Bucharest’s hidden palaces: beyond the Palace of the Parliament

By Bucharest Team
- Articles
What do the city's forgotten buildings reveal about power, memory, and identity?
When you say “palace” in Bucharest, the mind jumps—almost reflexively—to the Palace of the Parliament. Monumental, immobile, overwhelming—it has become synonymous with the idea of “grandeur,” although it is more accurately a symbol of excess that was never ours, but belonged to a regime. Yet beyond this official, surveilled colossus, the city hides a parallel geography: invisible, semi-forgotten palaces, either private or crumbling, that don’t appear in guidebooks and are nowhere near the tourist’s checklist.
Architecture as a form of discourse
In Bucharest, power has always needed decor. Heavy façades, demonstrative columns, and inner courtyards meant to communicate, without words, who is in control. Whether it was the Phanariot aristocracy, the interwar bourgeoisie, or the communist nomenklatura, each left behind buildings that were never just “houses.”
They spoke. And they still do.
TakeGhica Tei Palace, for instance—with its sober neoclassical air and neglected garden, it seems to hold more stories within its walls than it shows. Bragadiru Palace, now used for private events, was envisioned as a refined public space for an emerging bourgeoisie that wanted to consume culture, not just status. And Suțu Palace, elegant and slightly theatrical, still plays the role of a silent spectator in a capital city that’s always in a hurry to forget.
The palace as a metaphor for forgetting
What makes these buildings fascinating is not just their architectural beauty, but the tension they carry in their very structure—between what they were and what they've become. Știrbei Palace, for instance, on Calea Victoriei, is a case study in itself: once an aristocratic residence, then nationalized, later turned into a luxury showroom, and finally closed. A kind of urban metamorphosis with no clear direction.
Or take Palatul Universul, once bustling with printing presses and newsrooms, now home to coworking spaces and creative industry offices—yet not without a certain friction between its interwar aura and present-day functionality. Chrissoveloni Palace, although impeccably restored by the National Bank of Romania, remains off-limits to the general public, functioning as a bank branch in a restrained and exclusive register. Both buildings are alive—but in a form reserved for the few, not for the city as a whole.
A different kind of heritage
To speak about Bucharest’s hidden palaces is to speak of a kind of heritage that isn’t featured in guides, but tells the truest story about the city. Not the tourist version—but the lived one. Not the monumental—but the intimate. These palaces aren’t visited on guided tours—they’re stumbled upon by people who choose to walk, to get lost on purpose, to see beyond shop windows and ads.

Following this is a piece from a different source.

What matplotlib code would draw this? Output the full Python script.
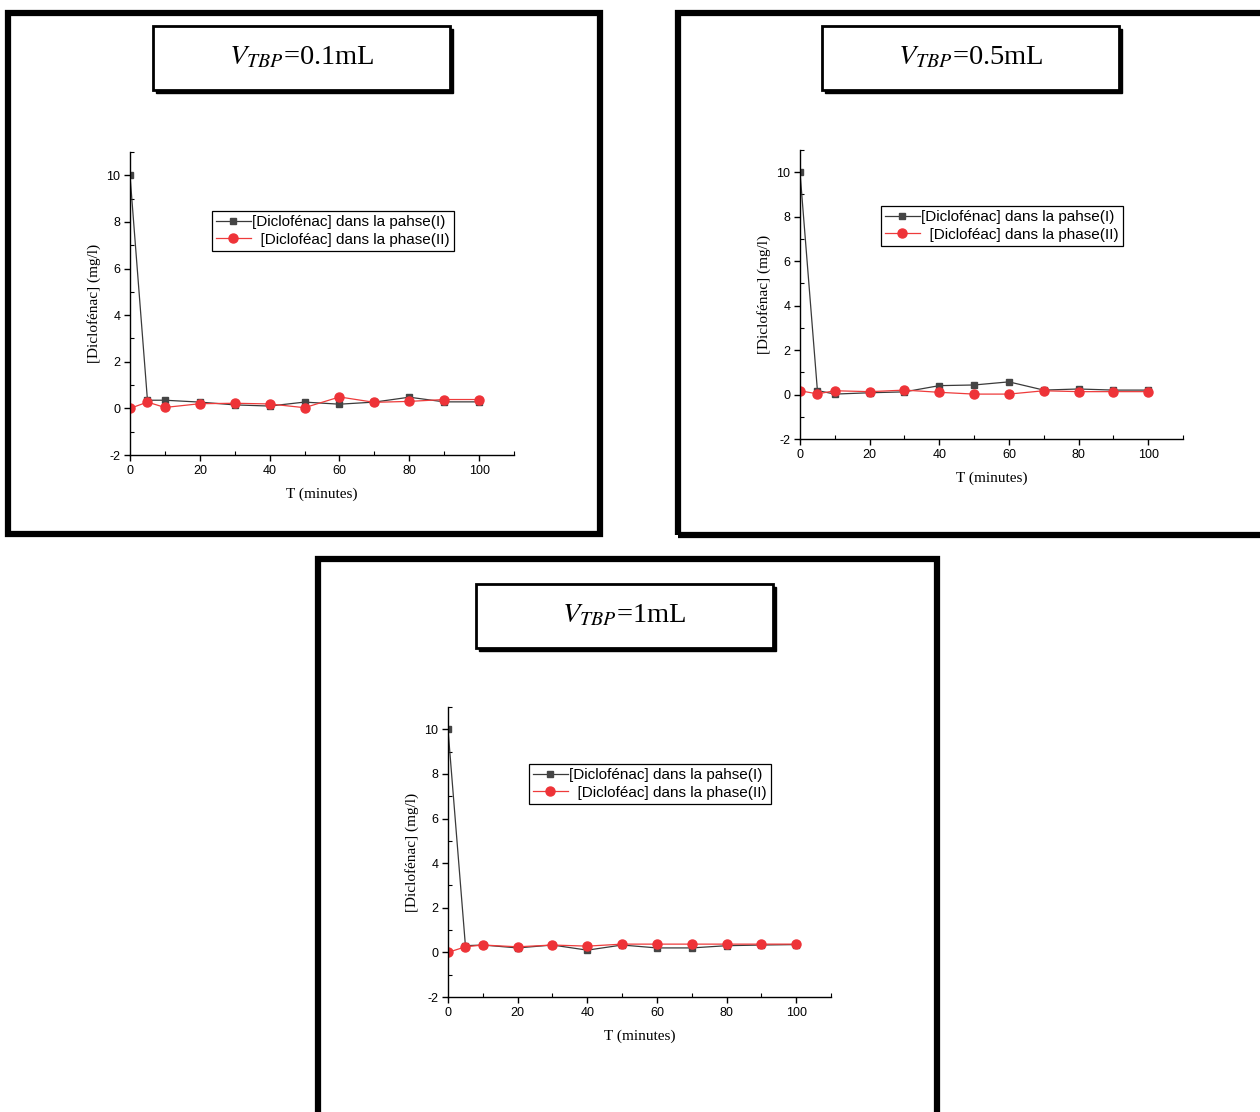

Other buildings have been reintegrated more visibly, like the Cantacuzino Palace (now the George Enescu National Museum)—a Beaux-Arts gem on Calea Victoriei, richly decorated and carefully restored to preserve its old-world atmosphere, yet mostly visited by music lovers and history enthusiasts. Or the Palace of the Chamber of Commerce, built between 1908–1911 in a classical style and only recently returned to public life after a long period of administrative use. It still impresses with its monumental façade and economic symbolism, but remains not fully reconnected to the city’s everyday life. Both buildings have returned to the urban fabric—but remain, ultimately, spaces for the interested few, not for the entire city.
Beyond aesthetics
These buildings are not just beautiful. They matter. They ask uncomfortable questions: What are we letting slip away? Who decides what gets preserved and what is left to decay? Why is a city’s aesthetic memory often seen as less valuable than its economic one?
In a city where every square meter is measured in profit potential, these palaces feel almost anachronistic. But perhaps that’s exactly why they deserve our attention: because they no longer serve an immediate purpose. They don’t generate revenue, but they can stir emotion. They don’t produce—but they preserve.
A different kind of map
Bucharest isn’t only what is seen. It’s also what is forgotten. The city’s hidden palaces don’t ask for applause. They only ask to be seen—with sharper eyes. They are not remnants, but quiet landmarks of a past that still breathes, even if in secret.
Beyond the Palace of the Parliament, the capital holds an entire collection of palaces that do not seek power—but understanding.